• _YOUR TASK_
Copy out the data below as written; omit any images.

• _INFORMATION SHOWN_

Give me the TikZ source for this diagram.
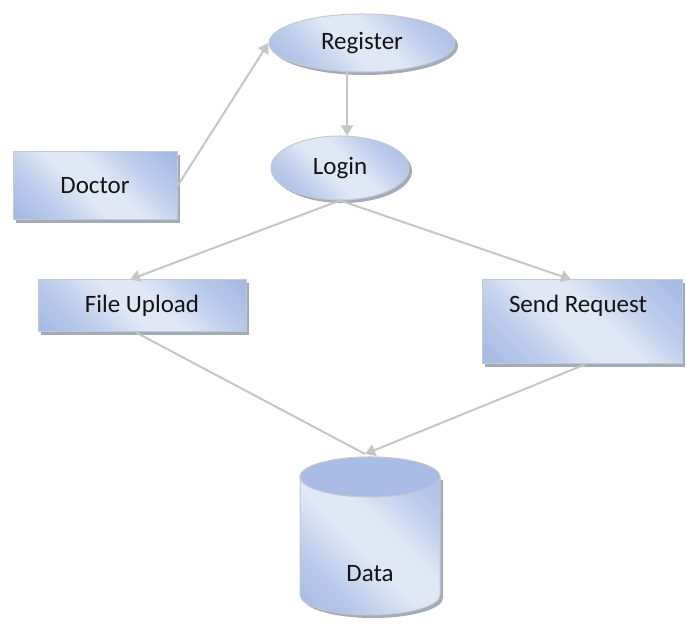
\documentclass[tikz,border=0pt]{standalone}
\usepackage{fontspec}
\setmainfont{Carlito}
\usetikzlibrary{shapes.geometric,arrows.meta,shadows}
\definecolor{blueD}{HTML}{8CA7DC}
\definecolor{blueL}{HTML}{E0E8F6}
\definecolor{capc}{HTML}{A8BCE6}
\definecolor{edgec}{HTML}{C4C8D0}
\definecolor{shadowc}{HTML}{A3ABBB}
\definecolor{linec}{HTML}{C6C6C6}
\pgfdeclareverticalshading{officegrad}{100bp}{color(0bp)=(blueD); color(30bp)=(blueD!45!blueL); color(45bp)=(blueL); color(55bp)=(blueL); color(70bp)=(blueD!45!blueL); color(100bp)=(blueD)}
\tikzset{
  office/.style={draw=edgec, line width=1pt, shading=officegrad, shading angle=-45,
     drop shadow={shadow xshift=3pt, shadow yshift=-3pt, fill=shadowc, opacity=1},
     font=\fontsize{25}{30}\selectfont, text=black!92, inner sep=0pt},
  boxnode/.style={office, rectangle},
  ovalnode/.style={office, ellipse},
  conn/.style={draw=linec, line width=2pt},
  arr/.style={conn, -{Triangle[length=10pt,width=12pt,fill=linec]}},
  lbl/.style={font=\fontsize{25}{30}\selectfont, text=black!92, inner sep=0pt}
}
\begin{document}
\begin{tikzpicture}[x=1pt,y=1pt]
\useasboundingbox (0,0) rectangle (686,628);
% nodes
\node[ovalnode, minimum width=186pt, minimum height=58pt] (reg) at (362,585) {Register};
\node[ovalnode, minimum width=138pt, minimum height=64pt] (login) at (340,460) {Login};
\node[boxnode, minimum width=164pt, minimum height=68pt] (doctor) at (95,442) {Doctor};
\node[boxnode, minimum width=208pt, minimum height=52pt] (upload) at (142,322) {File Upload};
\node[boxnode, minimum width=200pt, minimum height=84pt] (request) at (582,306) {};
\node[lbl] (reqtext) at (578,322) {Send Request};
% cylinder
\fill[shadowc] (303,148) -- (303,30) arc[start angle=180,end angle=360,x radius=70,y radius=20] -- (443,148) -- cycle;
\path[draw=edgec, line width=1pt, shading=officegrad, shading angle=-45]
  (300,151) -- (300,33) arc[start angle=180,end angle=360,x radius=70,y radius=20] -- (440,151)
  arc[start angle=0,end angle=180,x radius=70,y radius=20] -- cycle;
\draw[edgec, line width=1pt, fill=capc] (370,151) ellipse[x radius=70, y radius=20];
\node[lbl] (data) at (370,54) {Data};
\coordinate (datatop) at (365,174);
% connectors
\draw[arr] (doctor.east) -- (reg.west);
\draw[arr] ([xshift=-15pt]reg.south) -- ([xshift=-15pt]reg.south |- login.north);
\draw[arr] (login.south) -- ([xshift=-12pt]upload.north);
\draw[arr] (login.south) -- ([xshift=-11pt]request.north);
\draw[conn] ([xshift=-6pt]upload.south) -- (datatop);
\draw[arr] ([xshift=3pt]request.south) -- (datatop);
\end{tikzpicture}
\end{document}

• _ANSWER IN FULL_
Give me the TikZ source for this diagram.
\documentclass[tikz,border=0pt]{standalone}
\usepackage{fontspec}
\setmainfont{Carlito}
\usetikzlibrary{shapes.geometric,arrows.meta,shadows}
\definecolor{blueD}{HTML}{8CA7DC}
\definecolor{blueL}{HTML}{E0E8F6}
\definecolor{capc}{HTML}{A8BCE6}
\definecolor{edgec}{HTML}{C4C8D0}
\definecolor{shadowc}{HTML}{A3ABBB}
\definecolor{linec}{HTML}{C6C6C6}
\pgfdeclareverticalshading{officegrad}{100bp}{color(0bp)=(blueD); color(30bp)=(blueD!45!blueL); color(45bp)=(blueL); color(55bp)=(blueL); color(70bp)=(blueD!45!blueL); color(100bp)=(blueD)}
\tikzset{
  office/.style={draw=edgec, line width=1pt, shading=officegrad, shading angle=-45,
     drop shadow={shadow xshift=3pt, shadow yshift=-3pt, fill=shadowc, opacity=1},
     font=\fontsize{25}{30}\selectfont, text=black!92, inner sep=0pt},
  boxnode/.style={office, rectangle},
  ovalnode/.style={office, ellipse},
  conn/.style={draw=linec, line width=2pt},
  arr/.style={conn, -{Triangle[length=10pt,width=12pt,fill=linec]}},
  lbl/.style={font=\fontsize{25}{30}\selectfont, text=black!92, inner sep=0pt}
}
\begin{document}
\begin{tikzpicture}[x=1pt,y=1pt]
\useasboundingbox (0,0) rectangle (686,628);
% nodes
\node[ovalnode, minimum width=186pt, minimum height=58pt] (reg) at (362,585) {Register};
\node[ovalnode, minimum width=138pt, minimum height=64pt] (login) at (340,460) {Login};
\node[boxnode, minimum width=164pt, minimum height=68pt] (doctor) at (95,442) {Doctor};
\node[boxnode, minimum width=208pt, minimum height=52pt] (upload) at (142,322) {File Upload};
\node[boxnode, minimum width=200pt, minimum height=84pt] (request) at (582,306) {};
\node[lbl] (reqtext) at (578,322) {Send Request};
% cylinder
\fill[shadowc] (303,148) -- (303,30) arc[start angle=180,end angle=360,x radius=70,y radius=20] -- (443,148) -- cycle;
\path[draw=edgec, line width=1pt, shading=officegrad, shading angle=-45]
  (300,151) -- (300,33) arc[start angle=180,end angle=360,x radius=70,y radius=20] -- (440,151)
  arc[start angle=0,end angle=180,x radius=70,y radius=20] -- cycle;
\draw[edgec, line width=1pt, fill=capc] (370,151) ellipse[x radius=70, y radius=20];
\node[lbl] (data) at (370,54) {Data};
\coordinate (datatop) at (365,174);
% connectors
\draw[arr] (doctor.east) -- (reg.west);
\draw[arr] ([xshift=-15pt]reg.south) -- ([xshift=-15pt]reg.south |- login.north);
\draw[arr] (login.south) -- ([xshift=-12pt]upload.north);
\draw[arr] (login.south) -- ([xshift=-11pt]request.north);
\draw[conn] ([xshift=-6pt]upload.south) -- (datatop);
\draw[arr] ([xshift=3pt]request.south) -- (datatop);
\end{tikzpicture}
\end{document}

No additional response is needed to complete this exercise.